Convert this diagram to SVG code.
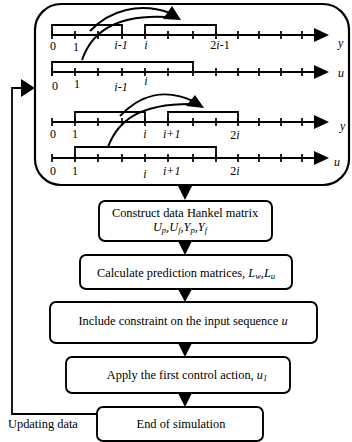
<svg xmlns="http://www.w3.org/2000/svg" width="352" height="442" viewBox="0 0 352 442">
  <style>
    text { font-family: "Liberation Serif", "Times New Roman", "DejaVu Serif", serif; fill: #000; }
    .lbl { font-size: 12px; }
    .it { font-style: italic; }
    .box { fill: #fff; stroke: #000; stroke-width: 1.9; }
    .ax { stroke: #000; stroke-width: 2.2; fill: none; }
    .tk { stroke: #000; stroke-width: 1.7; }
    .br { stroke: #000; stroke-width: 1.8; fill: none; }
    .arc { stroke: #000; stroke-width: 2; fill: none; }
    .t { font-size: 12.4px; text-anchor: middle; }
    .sub { font-size: 8.5px; font-style: italic; }
  </style>
  <defs>
    <g id="ticks">
      <path class="tk" d="M52,-4V4 M75,-4V4 M98,-4V4 M122,-4V4 M145,-4V4 M168,-4V4 M193,-4V4 M216,-4V4 M238,-4V4 M259,-4V4 M281,-4V4 M302,-4V4"/>
      <path class="ax" d="M52,0H316"/>
      <polygon points="314,-7 314,7 329,0"/>
    </g>
  </defs>

  <!-- data window panel -->
  <g id="window">
    <rect x="35" y="4" width="314" height="181" rx="26" ry="26" fill="#fff" stroke="#000" stroke-width="2.2"/>

    <!-- axis 1: output y, past/future split at i -->
    <use href="#ticks" transform="translate(0,35)"/>
    <path class="br" d="M52,35V25H122V35 M145,35V25H216V35"/>
    <text class="lbl" x="53" y="50" text-anchor="middle">0</text>
    <text class="lbl" x="76" y="51" text-anchor="middle">1</text>
    <text class="lbl it" x="121" y="49" text-anchor="middle">i-1</text>
    <text class="lbl it" x="146" y="49" text-anchor="middle">i</text>
    <text class="lbl" x="220" y="49" text-anchor="middle">2<tspan class="it">i</tspan>-1</text>
    <text class="lbl it" x="338" y="47">y</text>

    <!-- axis 2: input u -->
    <use href="#ticks" transform="translate(0,72)"/>
    <path class="br" d="M52,76V62H193V72"/>
    <text class="lbl" x="55" y="90" text-anchor="middle">0</text>
    <text class="lbl" x="77" y="88" text-anchor="middle">1</text>
    <text class="lbl it" x="121" y="91" text-anchor="middle">i-1</text>
    <text class="lbl it" x="146" y="85" text-anchor="middle">i</text>
    <text class="lbl it" x="338" y="77">u</text>

    <!-- shift arrows, first window -->
    <path class="arc" d="M90,31 C110,10 140,2 170,13"/>
    <path class="arc" d="M82,60 C92,30 120,14 168,17"/>
    <polygon points="181,20 172,6 163,19"/>

    <!-- axis 3: output y, window shifted by one -->
    <use href="#ticks" transform="translate(0,122)"/>
    <path class="br" d="M75,122V112H145V122 M168,122V112H238V122"/>
    <text class="lbl" x="53" y="138" text-anchor="middle">0</text>
    <text class="lbl" x="75" y="138" text-anchor="middle">1</text>
    <text class="lbl it" x="145" y="138" text-anchor="middle">i</text>
    <text class="lbl it" x="163" y="138">i+1</text>
    <text class="lbl" x="235" y="139" text-anchor="middle">2<tspan class="it">i</tspan></text>
    <text class="lbl it" x="340" y="130">y</text>

    <!-- axis 4: input u, window shifted by one -->
    <use href="#ticks" transform="translate(0,158)"/>
    <path class="br" d="M75,158V147H216V158"/>
    <text class="lbl" x="53" y="175" text-anchor="middle">0</text>
    <text class="lbl" x="75" y="175" text-anchor="middle">1</text>
    <text class="lbl it" x="145" y="178" text-anchor="middle">i</text>
    <text class="lbl it" x="163" y="175">i+1</text>
    <text class="lbl" x="235" y="175" text-anchor="middle">2<tspan class="it">i</tspan></text>
    <text class="lbl it" x="334" y="166">u</text>

    <!-- shift arrows, second window -->
    <path class="arc" d="M120,116 C140,95 165,88 193,101"/>
    <path class="arc" d="M108,147 C118,120 140,104 190,104"/>
    <polygon points="204,108 195,95 186,106"/>
  </g>

  <!-- flow connectors -->
  <g id="connectors">
    <polygon points="178,186 192,186 185,200"/>
    <polygon points="178,241 192,241 185,255"/>
    <polygon points="178,289 192,289 185,302"/>
    <polygon points="178,343 192,343 185,357"/>
    <polygon points="178,393 192,393 185,407"/>
    <path d="M97,414H12V88H22" fill="none" stroke="#000" stroke-width="1.8"/>
    <polygon points="21,79 21,97 35,88"/>
    <text x="8" y="428" font-size="12.4px">Updating data</text>
  </g>

  <g id="hankel">
    <rect class="box" x="99" y="201" width="173" height="40" rx="6"/>
    <text class="t" x="185" y="217">Construct data Hankel matrix</text>
    <text class="t it" x="180" y="231">U<tspan class="sub" dy="2">p</tspan><tspan dy="-2">,U</tspan><tspan class="sub" dy="2">f</tspan><tspan dy="-2">,Y</tspan><tspan class="sub" dy="2">p</tspan><tspan dy="-2">,Y</tspan><tspan class="sub" dy="2">f</tspan></text>
  </g>

  <g id="prediction">
    <rect class="box" x="80" y="255" width="212" height="34" rx="6"/>
    <text class="t" x="186" y="277">Calculate prediction matrices, <tspan class="it">L</tspan><tspan class="sub" dy="2">w</tspan><tspan dy="-2">,</tspan><tspan class="it">L</tspan><tspan class="sub" dy="2">u</tspan></text>
  </g>

  <g id="constraint">
    <rect class="box" x="50" y="302" width="267" height="41" rx="6"/>
    <text class="t" x="183" y="325">Include constraint on the input sequence <tspan class="it">u</tspan></text>
  </g>

  <g id="apply">
    <rect class="box" x="66" y="357" width="224" height="36" rx="6"/>
    <text class="t" x="187" y="379">Apply the first control action, <tspan class="it">u</tspan><tspan class="sub" dy="2">1</tspan></text>
  </g>

  <g id="end">
    <rect class="box" x="97" y="407" width="166" height="34" rx="6"/>
    <text class="t" x="181" y="428">End of simulation</text>
  </g>
</svg>
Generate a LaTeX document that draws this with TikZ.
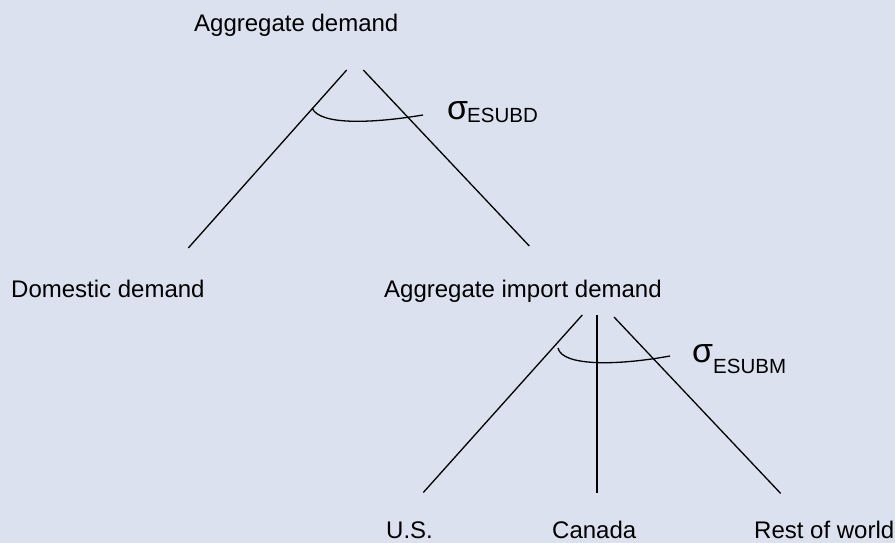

_ _ _ _

Report all lines of the material that contain the word "this".

Convert this diagram to SVG code.
Generate a LaTeX document that draws this with TikZ.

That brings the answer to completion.